Cependant, d’autres membres du LR ont appelé au retrait de Fillon en faveur d’un autre candidat de LR. Qualifiant le résultat des primaires en novembre, qui ont sélectionné Fillon comme candidat présidentiel, de « caduc face à cet événement imprévisible », le député du Rhône, George Fenech, a appelé à l’organisation d’un conseil national pour « trouver une solution ».
Des sections de LR sont à la manœuvre pour ranimer la candidature d'Alain Juppé, qui est arrivé en deuxième place après Fillon aux primaires. Philippe Gosselin, un député de LR, a confirmé jeudi qu’une tribune appelant à la nomination de Juppé était en cours de préparation, et était « prête à être signée par plusieurs dizaines de députés ».

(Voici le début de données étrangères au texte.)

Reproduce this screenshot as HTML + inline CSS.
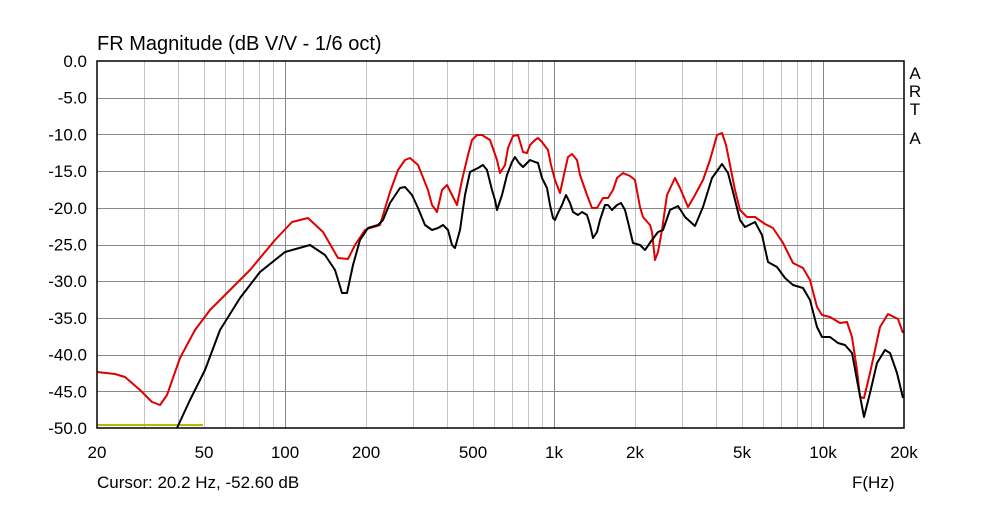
<!DOCTYPE html>
<html><head><style>
body{margin:0;background:#fff;}
svg text{font-family:"Liberation Sans",Arial,sans-serif;fill:#000;}
</style></head><body>
<svg id="s" width="1000" height="500" xmlns="http://www.w3.org/2000/svg">
<rect width="1000" height="500" fill="#fff"/>
<g id="grid"></g>
<text x="97" y="50" font-size="20">FR Magnitude (dB V/V - 1/6 oct)</text>
<g id="lbl" font-size="17"></g>
<text x="97" y="488" font-size="17">Cursor: 20.2 Hz, -52.60 dB</text>
<text x="852" y="488" font-size="17">F(Hz)</text>
<g font-size="17" text-anchor="middle"><text x="915" y="79">A</text><text x="915" y="97">R</text><text x="915" y="115">T</text><text x="915" y="144">A</text></g>
<line x1="97" y1="425" x2="203" y2="425" stroke="#b8b800" stroke-width="2"/>
<polyline fill="none" stroke="#e00000" stroke-width="2" stroke-linejoin="round" points="97,372 115,374 125,377 140,390 152,402 160,405 167,395 180,358 195,330 210,310 230,290 250,270 275,240 292,222 308,218 323,232 338,258 348,259 355,245 365,230 370,228 380,225 390,192 398,170 405,160 410,158 418,165 428,190 432,205 437,212 442,190 447,185 452,195 457,205 462,180 468,155 472,140 477,135 482,135 490,140 497,160 500,173 505,165 508,148 513,136 518,135 523,152 527,153 530,145 535,140 538,138 542,142 548,150 551,165 555,180 560,193 565,170 568,157 572,154 577,160 580,175 587,195 592,208 597,208 603,198 608,198 613,190 617,178 623,173 630,176 635,180 640,207 643,217 650,225 652,232 655,260 658,252 662,230 667,195 675,178 680,188 688,207 695,195 703,180 710,160 717,135 722,133 726,145 730,165 735,190 740,210 747,217 755,217 765,224 773,228 783,243 793,263 803,268 810,280 817,307 822,315 830,317 840,323 847,322 852,337 857,370 860,397 864,398 870,373 880,327 888,314 898,319 903,333"/>
<polyline fill="none" stroke="#000" stroke-width="2" stroke-linejoin="round" points="177,428 190,400 205,370 220,330 240,298 260,272 285,252 310,245 325,255 335,270 342,293 347,293 353,265 360,240 368,228 378,225 383,220 390,203 400,188 405,187 412,195 418,208 425,225 432,230 438,228 443,225 448,230 452,245 455,248 460,230 465,195 470,172 478,168 483,165 487,170 492,190 495,200 497,210 502,195 507,175 512,162 515,157 519,163 523,167 527,163 530,160 535,162 538,163 542,178 547,188 550,205 553,218 555,220 558,213 562,205 566,195 570,203 573,212 578,215 582,212 587,215 590,225 593,238 597,232 600,220 605,205 608,205 612,210 617,205 621,203 625,210 628,222 633,243 640,245 645,250 652,240 658,232 663,230 670,210 678,206 685,217 695,226 703,207 712,178 722,164 728,173 733,192 740,220 745,227 755,222 762,235 768,262 777,267 785,278 793,285 803,288 810,300 817,327 822,337 830,337 838,343 845,345 852,353 857,380 864,417 870,393 877,363 885,350 890,353 897,373 903,398"/>
<rect x="97" y="61" width="807" height="367" fill="none" stroke="#000" stroke-width="1.5"/>
</svg>
<script>
var ns="http://www.w3.org/2000/svg",g=document.getElementById("grid"),l=document.getElementById("lbl");
function X(f){return 97+269*Math.log10(f/20);}
function ln(x1,y1,x2,y2,c){var e=document.createElementNS(ns,"line");e.setAttribute("x1",x1);e.setAttribute("y1",y1);e.setAttribute("x2",x2);e.setAttribute("y2",y2);e.setAttribute("stroke",c);e.setAttribute("stroke-width",1);g.appendChild(e);}
function tx(x,y,t,a){var e=document.createElementNS(ns,"text");e.setAttribute("x",x);e.setAttribute("y",y);e.setAttribute("text-anchor",a);e.textContent=t;l.appendChild(e);}
[10,100,1000,10000].forEach(function(d){for(var m=1;m<10;m++){var f=d*m;if(f<=20||f>=20000)continue;var x=Math.round(X(f))+0.5;ln(x,61,x,428,m==1?"#888":"#c4c4c4");}});
for(var i=1;i<10;i++){var y=Math.round(61+i*36.7)+0.5;ln(97,y,904,y,"#888");}
for(var i=0;i<=10;i++){var v=-5*i;tx(87,67+i*36.7,(i==0?"0.0":v.toFixed(1)),"end");}
[[20,"20"],[50,"50"],[100,"100"],[200,"200"],[500,"500"],[1000,"1k"],[2000,"2k"],[5000,"5k"],[10000,"10k"],[20000,"20k"]].forEach(function(p){tx(X(p[0]),458,p[1],"middle");});
</script>
</body></html>
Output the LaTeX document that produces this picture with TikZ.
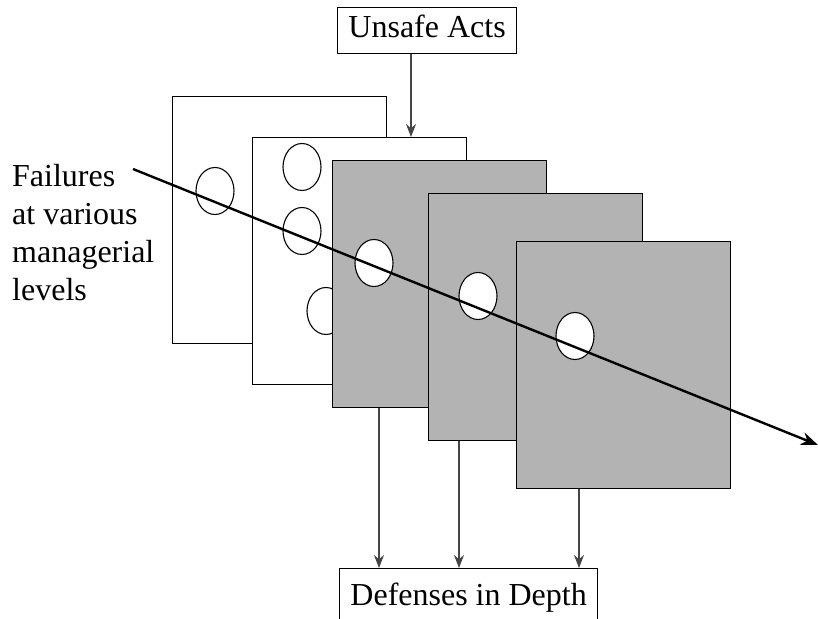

De profondes divisions existent au sein du Parti socialiste (PS) aussi, après la nomination dimanche dernier de Benoît Hamon comme candidat présidentiel. L’élite dirigeante française est confrontée à l’effondrement possible des deux principaux partis de gouvernement depuis les années 1970..
L’élite dirigeante en France et en Europe est de plus en plus inquiète à propos de la possibilité que Marine Le Pen du FN pourrait bénéficier d'un effondrement de ces deux partis, et du dégoût populaire envers toute la classe politique. Le Pen est résolument hostile à l’Union Européenne (UE), et à la suite du Brexit britannique et la position agressive de Donald Trump vers l’Europe, une présidence du FN changerait en profondeur les structures politiques de l’EU et menacerait sa survie même.